Unfortunately the spiritual high, at least for me, seems to be short lived. I get back home, get into my routine, and before long I’m stuck in the grind of everyday life. That bothers me…a lot. Yeah, I completely understand that life is not all about the highs and there will always be times in your life when you’re on a high and times in your life when you’re low. I also understand that even people who are working in full time ministry, like missionaries, experience the same range of emotions.
But I think the reason it bothers me so much is that when I read the Bible, especially the books about the early church, I see a group of people experiencing exactly what I described in the first paragraph. Now I can try and argue with myself all I want that times were different back then and it was easier to live that way, but we both know that’s not true. My life doesn’t look anything like theirs and to make matters worse I rarely experience the radical things they speak of in the New Testament.
But should I really be surprised?

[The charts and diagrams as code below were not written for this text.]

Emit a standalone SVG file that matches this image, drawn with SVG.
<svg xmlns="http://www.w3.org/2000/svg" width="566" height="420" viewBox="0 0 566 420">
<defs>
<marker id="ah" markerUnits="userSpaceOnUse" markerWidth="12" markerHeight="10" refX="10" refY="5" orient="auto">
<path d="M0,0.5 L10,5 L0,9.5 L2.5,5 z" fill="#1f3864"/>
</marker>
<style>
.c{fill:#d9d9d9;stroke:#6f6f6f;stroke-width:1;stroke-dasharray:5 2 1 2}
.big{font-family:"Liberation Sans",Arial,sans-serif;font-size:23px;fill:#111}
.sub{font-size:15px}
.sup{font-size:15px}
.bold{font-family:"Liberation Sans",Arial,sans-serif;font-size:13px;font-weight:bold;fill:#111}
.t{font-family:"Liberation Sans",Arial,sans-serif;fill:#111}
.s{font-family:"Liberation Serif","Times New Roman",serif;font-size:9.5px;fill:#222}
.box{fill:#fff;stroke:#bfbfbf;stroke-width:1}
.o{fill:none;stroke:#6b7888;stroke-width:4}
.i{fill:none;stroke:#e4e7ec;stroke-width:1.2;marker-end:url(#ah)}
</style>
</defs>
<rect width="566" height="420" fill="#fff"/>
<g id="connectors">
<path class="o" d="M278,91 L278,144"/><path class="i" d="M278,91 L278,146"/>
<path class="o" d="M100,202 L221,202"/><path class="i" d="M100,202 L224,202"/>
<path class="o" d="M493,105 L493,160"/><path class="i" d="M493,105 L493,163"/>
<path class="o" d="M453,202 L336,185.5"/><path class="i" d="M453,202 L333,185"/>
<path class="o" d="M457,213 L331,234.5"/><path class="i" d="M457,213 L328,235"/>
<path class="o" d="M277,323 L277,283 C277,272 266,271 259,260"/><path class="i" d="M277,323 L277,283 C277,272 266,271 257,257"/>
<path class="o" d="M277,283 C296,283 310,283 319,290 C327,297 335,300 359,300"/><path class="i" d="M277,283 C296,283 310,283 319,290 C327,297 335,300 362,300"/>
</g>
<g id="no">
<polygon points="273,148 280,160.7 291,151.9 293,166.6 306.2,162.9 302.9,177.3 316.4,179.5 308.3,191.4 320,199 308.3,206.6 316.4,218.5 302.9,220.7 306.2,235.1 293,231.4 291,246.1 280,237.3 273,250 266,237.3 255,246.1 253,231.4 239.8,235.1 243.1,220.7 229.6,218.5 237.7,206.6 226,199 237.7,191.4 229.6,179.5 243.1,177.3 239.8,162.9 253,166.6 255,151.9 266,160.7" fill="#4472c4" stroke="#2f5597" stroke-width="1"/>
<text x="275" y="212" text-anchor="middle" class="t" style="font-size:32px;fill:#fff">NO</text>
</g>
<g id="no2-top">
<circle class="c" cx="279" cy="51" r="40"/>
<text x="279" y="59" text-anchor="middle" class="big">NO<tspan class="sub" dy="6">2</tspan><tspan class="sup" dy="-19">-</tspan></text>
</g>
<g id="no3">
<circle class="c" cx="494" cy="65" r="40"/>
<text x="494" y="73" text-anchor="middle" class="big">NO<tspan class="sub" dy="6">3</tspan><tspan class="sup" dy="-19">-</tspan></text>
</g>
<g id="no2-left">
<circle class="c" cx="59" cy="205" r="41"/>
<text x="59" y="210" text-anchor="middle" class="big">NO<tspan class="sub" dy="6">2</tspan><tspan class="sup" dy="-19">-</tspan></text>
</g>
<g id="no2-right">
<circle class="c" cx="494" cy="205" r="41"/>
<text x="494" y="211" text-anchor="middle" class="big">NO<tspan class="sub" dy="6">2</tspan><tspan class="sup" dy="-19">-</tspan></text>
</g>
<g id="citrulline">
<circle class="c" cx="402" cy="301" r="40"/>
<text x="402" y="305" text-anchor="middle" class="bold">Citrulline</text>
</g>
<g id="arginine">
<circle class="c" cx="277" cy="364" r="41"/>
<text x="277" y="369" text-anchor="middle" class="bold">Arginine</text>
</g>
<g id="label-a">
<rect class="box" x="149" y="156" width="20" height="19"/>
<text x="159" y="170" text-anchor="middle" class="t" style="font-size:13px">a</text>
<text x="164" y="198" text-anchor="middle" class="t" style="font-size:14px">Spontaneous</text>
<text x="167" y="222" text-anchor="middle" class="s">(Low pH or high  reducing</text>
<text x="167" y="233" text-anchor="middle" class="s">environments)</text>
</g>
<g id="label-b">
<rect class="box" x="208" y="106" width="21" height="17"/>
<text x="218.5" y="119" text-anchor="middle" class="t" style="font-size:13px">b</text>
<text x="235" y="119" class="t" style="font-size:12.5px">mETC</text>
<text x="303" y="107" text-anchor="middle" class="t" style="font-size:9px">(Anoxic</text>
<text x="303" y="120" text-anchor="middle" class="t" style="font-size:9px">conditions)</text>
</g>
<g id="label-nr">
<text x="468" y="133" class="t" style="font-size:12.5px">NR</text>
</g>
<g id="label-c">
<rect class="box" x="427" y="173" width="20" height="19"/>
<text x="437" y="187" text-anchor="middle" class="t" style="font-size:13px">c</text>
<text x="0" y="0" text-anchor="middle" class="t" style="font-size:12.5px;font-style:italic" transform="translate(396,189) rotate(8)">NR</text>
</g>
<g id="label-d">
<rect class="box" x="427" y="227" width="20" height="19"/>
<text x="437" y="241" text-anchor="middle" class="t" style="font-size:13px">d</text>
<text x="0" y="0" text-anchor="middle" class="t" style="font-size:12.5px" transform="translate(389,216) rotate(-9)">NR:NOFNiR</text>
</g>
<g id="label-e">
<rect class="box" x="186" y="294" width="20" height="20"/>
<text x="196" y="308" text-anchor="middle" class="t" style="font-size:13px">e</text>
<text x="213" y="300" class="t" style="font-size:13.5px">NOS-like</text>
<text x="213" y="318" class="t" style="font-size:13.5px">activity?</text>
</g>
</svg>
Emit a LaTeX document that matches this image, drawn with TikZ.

Think about it…the early church was completely focused on God's will. Their priority in life was growing the kingdom and reaching other people. So should I be surprised that when I would rather live my life the way I choose instead of being completely focused on God's will that I constantly long for those mission trip experiences.
At the end of the day it’s pretty simple. The reason I don’t experience life and faith and power like the early church did is because I often separate my life into the secular and the sacred. Work is over here, and Jesus is over there. I earn money over here and work as hard as I can on the secular side and then when I’m helping others and trying to reach out to people on the sacred side that’s when Jesus can be involved in everything. I know it sounds weird but most of us live our lives in that exact way. Jesus over there on Sundays and my life over here every other day of the week.
I begin noticing this in my own life a few years ago and have truly made strong strides to make a change. I pray that one day I will fully understand that I am on a 24-7-365 mission trip that does not allow for a secular/sacred divide. Just because I’m in a different country doesn’t mean my focus should shift. My focus should ultimately be the same no matter where I am. Every person I meet and every circumstance I go through is ordained by God and my calling as a Christian is to reach out to the people around me that God has placed in my life.
I really want everyone reading this to understand that the Christian life is not this lame, boring existence filled with rules and legalism. I know it often appears that way and unfortunately that's because even people in the church sometimes just don't get it. But please know this, the Christian life when lived as God has designed it, is an adventure, orchestrated by a wonderful loving God whose desire is for you to be on mission with him.